Die Ursprünge des weltgrößten Apothekenkonzerns reichen bis ins Jahr 1973 zurück. Damals hängte Pessina seinen Job beim Marktforschungsunternehmen AC Nielsen an den Nagel und stieg beim Pharmagroßhandel seines Vaters in Neapel ein. Eigentlich hatte der heute 80-Jährige Nukleartechnik studiert, doch das Image der Kernenergie verschlechterte sich in jenen Jahren zusehends. Also fasste Pessina ein neues Lebensziel ins Auge: Nicht weniger als der König der Arzneimittel wollte er werden.
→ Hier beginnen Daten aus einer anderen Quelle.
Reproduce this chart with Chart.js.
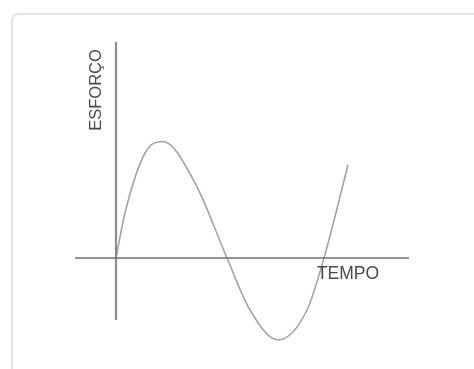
<!DOCTYPE html>
<html>
<head>
<meta charset="utf-8">
<script src="https://cdn.jsdelivr.net/npm/chart.js@4"></script>
<style>
  html, body { margin: 0; padding: 0; background: #fff; overflow: hidden; }
  #card { position: absolute; left: 11px; top: 13px; width: 520px; height: 420px;
          border: 2px solid #e4e4e4; border-radius: 7px; box-sizing: border-box; }
  #wrap { position: absolute; left: 0; top: 0; width: 474px; height: 369px; }
</style>
</head>
<body>
<div id="card"></div>
<div id="wrap"><canvas id="c"></canvas></div>
<script>
// esforço x tempo — curva desenhada à mão (unidades arbitrárias)
const tempo   = [0, 0.9, 2.9, 4.7, 7.9, 11.1, 13.4, 16.2, 19.1, 20.8, 23.2];
const esforco = [0, 4.5, 10.5, 11.65, 7.5, 0, -5.2, -8.2, -5.2, 0, 9.3];

// eixos e rótulos
const eixoX = [[-4.1, 0], [29.3, 0]];
const eixoY = [[0, 21.6], [0, -6.2]];
const rotulos = [
  { txt: "ESFORÇO", x: -2.0, y: 16.8, rot: -Math.PI / 2, size: 16.5 },
  { txt: "TEMPO",   x: 23.2, y: -1.6, rot: 0, size: 17.5 },
];

const pts = (xs, ys) => xs.map((x, i) => ({ x, y: ys[i] }));
const pairs = a => a.map(([x, y]) => ({ x, y }));

const labelsPlugin = {
  id: "rotulos",
  afterDatasetsDraw(chart) {
    const { ctx, scales: { x, y } } = chart;
    ctx.save();
    ctx.fillStyle = "#4a4a4a";
    ctx.textAlign = "center";
    ctx.textBaseline = "middle";
    rotulos.forEach(r => {
      ctx.save();
      ctx.font = r.size + "px 'Liberation Sans', Arial, sans-serif";
      ctx.translate(x.getPixelForValue(r.x), y.getPixelForValue(r.y));
      ctx.rotate(r.rot);
      ctx.fillText(r.txt, 0, 0);
      ctx.restore();
    });
    ctx.restore();
  },
};

new Chart(document.getElementById("c"), {
  type: "line",
  data: {
    datasets: [
      { label: "eixo tempo", data: pairs(eixoX), borderColor: "#6e6e6e", borderWidth: 1.6,
        pointRadius: 0, tension: 0 },
      { label: "eixo esforço", data: pairs(eixoY), borderColor: "#8c8c8c", borderWidth: 2.2,
        pointRadius: 0, tension: 0 },
      { label: "esforço", data: pts(tempo, esforco), borderColor: "#a3a3a3", borderWidth: 1.6,
        pointRadius: 0, cubicInterpolationMode: "monotone" },
    ],
  },
  options: {
    responsive: true, maintainAspectRatio: false, animation: false,
    layout: { padding: 0 },
    plugins: { legend: { display: false }, tooltip: { enabled: false } },
    scales: {
      x: { type: "linear", display: false, min: -11.6, max: 35.8 },
      y: { type: "linear", display: false, min: -11.1, max: 25.8 },
    },
  },
  plugins: [labelsPlugin],
});
</script>
</body>
</html>
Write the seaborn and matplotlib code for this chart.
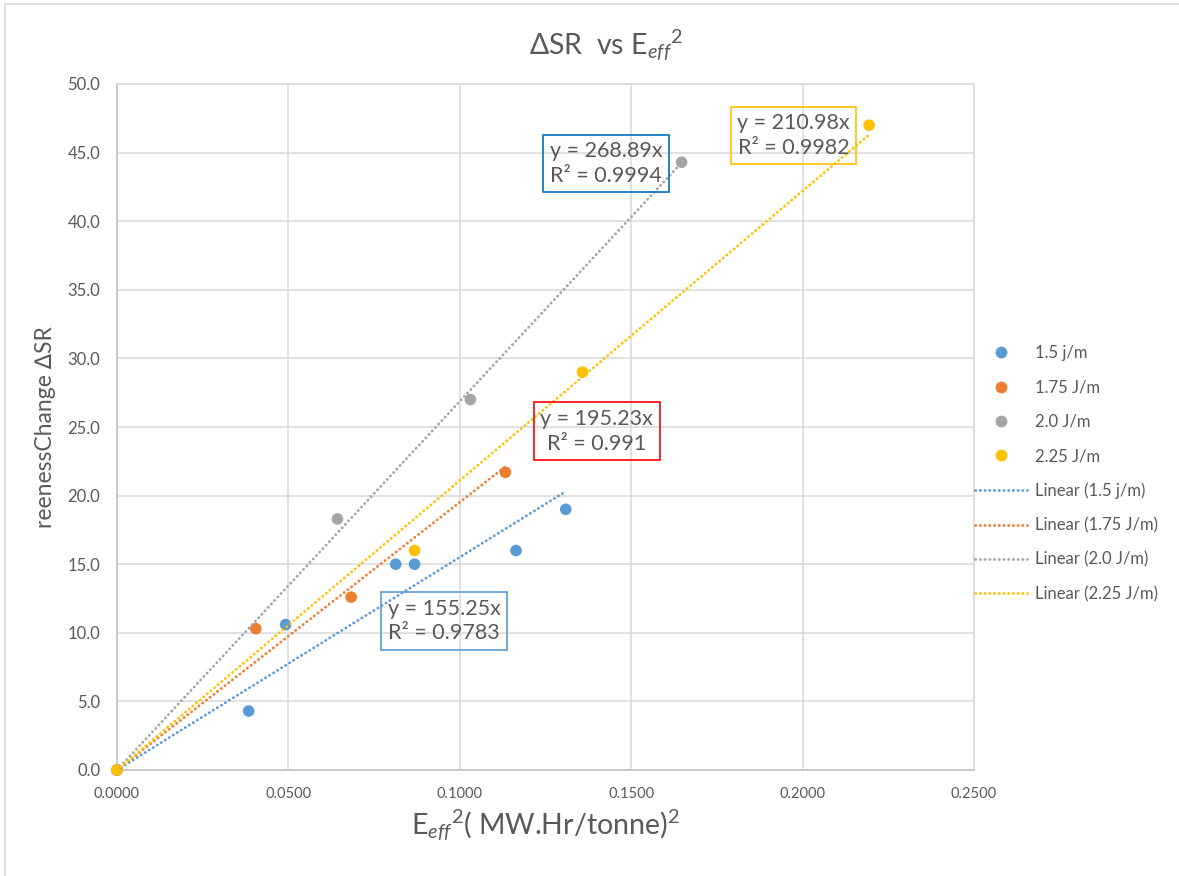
import numpy as np
import pandas as pd
import matplotlib
matplotlib.use("Agg")
import matplotlib.pyplot as plt
from matplotlib.lines import Line2D
import seaborn as sns

# ---- data ----
series_names = ["1.5 j/m", "1.75 J/m", "2.0 J/m", "2.25 J/m"]
blue_x = [0.0, 0.0384, 0.0492, 0.0813, 0.0868, 0.1164, 0.1309]
blue_y = [0.0, 4.3, 10.6, 15.0, 15.0, 16.0, 19.0]
orange_x = [0.0, 0.0405, 0.0683, 0.1133]
orange_y = [0.0, 10.3, 12.6, 21.7]
gray_x = [0.0, 0.0643, 0.1031, 0.1647]
gray_y = [0.0, 18.3, 27.0, 44.3]
yellow_x = [0.0, 0.0868, 0.1358, 0.2194]
yellow_y = [0.0, 16.0, 29.0, 47.0]
eq_texts = ["y = 155.25x\nR\u00b2 = 0.9783", "y = 195.23x\nR\u00b2 = 0.991",
            "y = 268.89x\nR\u00b2 = 0.9994", "y = 210.98x\nR\u00b2 = 0.9982"]
x_ticks = [0.0, 0.05, 0.10, 0.15, 0.20, 0.25]
y_ticks = [0.0, 5.0, 10.0, 15.0, 20.0, 25.0, 30.0, 35.0, 40.0, 45.0, 50.0]

xs = [blue_x, orange_x, gray_x, yellow_x]
ys = [blue_y, orange_y, gray_y, yellow_y]
colors = ["#5B9BD5", "#ED7D31", "#A5A5A5", "#FFC000"]
box_colors = ["#5B9BD5", "#FF0000", "#0070C0", "#FFC000"]
box_pos = [(0.0954, 10.86), (0.1400, 24.7), (0.1427, 44.2), (0.1974, 46.25)]

rows = []
for name, xv, yv in zip(series_names, xs, ys):
    for a, b in zip(xv, yv):
        rows.append({"x": a, "y": b, "series": name})
df = pd.DataFrame(rows)

sns.set_style("white")
plt.rcParams["font.family"] = ["Lato", "DejaVu Sans"]
plt.rcParams["mathtext.fontset"] = "custom"
plt.rcParams["mathtext.rm"] = "Lato"
plt.rcParams["mathtext.it"] = "Lato:italic"

TXT = "#595959"
DOTS = (0, (0.1, 1.6))
fig = plt.figure(figsize=(11.79, 8.76), dpi=100)
ax = fig.add_axes([117 / 1179, 1 - 770 / 876, (974 - 117) / 1179, (770 - 84) / 876])

sns.scatterplot(data=df, x="x", y="y", hue="series", palette=dict(zip(series_names, colors)),
                s=70, linewidth=0, legend=False, ax=ax, zorder=3)
for coll in ax.collections:
    coll.set_clip_on(False)

for xv, yv, c in zip(xs, ys, colors):
    xa = np.array(xv); ya = np.array(yv)
    slope = np.sum(xa * ya) / np.sum(xa * xa)
    xl = np.array([0.0, xa.max()])
    ax.plot(xl, slope * xl, color=c, lw=2.0, linestyle=DOTS,
            dash_capstyle="round", zorder=4)

for (bx, by), t, ec in zip(box_pos, eq_texts, box_colors):
    ax.text(bx, by, t, ha="center", va="center", multialignment="center",
            fontsize=15.5, color=TXT, linespacing=1.3, zorder=5,
            bbox=dict(boxstyle="square,pad=0.3", fc="none", ec=ec, lw=1.2))

ax.set_xlim(0, 0.25)
ax.set_ylim(0, 50)
ax.set_xticks(x_ticks)
ax.set_yticks(y_ticks)
ax.set_xticklabels([f"{v:.4f}" for v in x_ticks], fontsize=10.5, color=TXT)
ax.set_yticklabels([f"{v:.1f}" for v in y_ticks], fontsize=12, color=TXT)
ax.tick_params(axis="x", length=0, pad=12)
ax.tick_params(axis="y", length=0, pad=12)
ax.grid(True, color="#D9D9D9", lw=1.1)
ax.set_axisbelow(True)
for s in ax.spines.values():
    s.set_color("#D9D9D9")
    s.set_linewidth(1.1)
ax.spines["left"].set_color("#BFBFBF")
ax.spines["bottom"].set_color("#BFBFBF")

ax.set_xlabel(r"E$_{\mathit{eff}}$$^{\mathit{2}}$( MW.Hr/tonne)$^{2}$", fontsize=20.5, color=TXT, labelpad=5)
ax.set_ylabel("reenessChange \u2206SR", fontsize=16.5, color=TXT, labelpad=8)

fig.text(606 / 1179, 1 - 45 / 876, r"$\Delta$SR  vs E$_{\mathit{eff}}$$^{\mathit{2}}$",
         ha="center", va="center", fontsize=20.5, color=TXT)

handles = []
labels = []
for name, c in zip(series_names, colors):
    handles.append(Line2D([], [], marker="o", color=c, linestyle="none", markersize=8.5, markeredgewidth=0))
    labels.append(name)
for name, c in zip(series_names, colors):
    handles.append(Line2D([], [], color=c, lw=2.0, linestyle=DOTS, dash_capstyle="round"))
    labels.append(f"Linear ({name})")
fig.legend(handles, labels, loc="upper left", bbox_to_anchor=(975 / 1179, 1 - 345 / 876),
           frameon=False, fontsize=12, labelcolor=TXT, handlelength=3.1, handletextpad=0.48,
           labelspacing=1.1, borderpad=0, borderaxespad=0)

# chart-area border (top and left edges visible)
fig.add_artist(Line2D([5 / 1179, 1], [1 - 4 / 876, 1 - 4 / 876], color="#D9D9D9", lw=1.2))
fig.add_artist(Line2D([5 / 1179, 5 / 1179], [0, 1 - 4 / 876], color="#D9D9D9", lw=1.2))

fig.savefig("out.png", dpi=100)
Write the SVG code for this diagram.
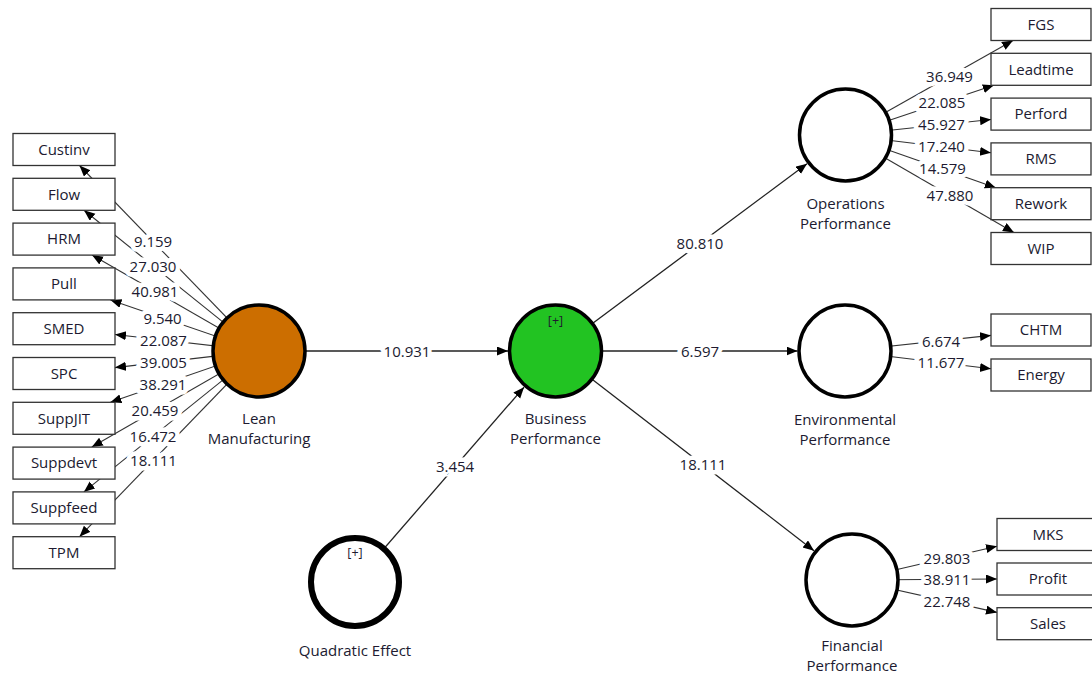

1977 gründete er die Alleanza Farmaceutica mit zunächst zehn Niederlassungen. 1982, Pessina war noch ein regionaler Anbieter, gründete die Apothekerin Ornella Barra in Genua den Großhändler Di Pharma. Nach der Fusion 1986 wurde Alleanza restrukturiert. Jeden Monat eröffnete eine neue Niederlassung. Ab 1988 kooperierte Alleanza mit verschiedenen Großhändlern in Frankreich. Aus dem Verbund ERPI wurde 1991 Alliance Santé.
1997 folgte die Fusion mit dem britischen Großhändler UniChem. Im Sommer 2005 lud Pessina die Chefs der Drogeriekette Boots auf seine Yacht vor Sardinien. Ein Jahr später stand der Deal: Pessina, Barra und Boots-Chef Richard Baker fusionierten die Unternehmen. 2010 wurde die Anzag übernommen und in Alliance Healthcare Deutschland umbenannt. Im Sommer 2012 fädelte Pessina die Fusion mit der US-Apothekenkette Walgreens ein. Zum Jahreswechsel 2014/15 stand der Gemeinschaftskonzern, kurz darauf holte Pessina den Großhändler ABC an seine Seite.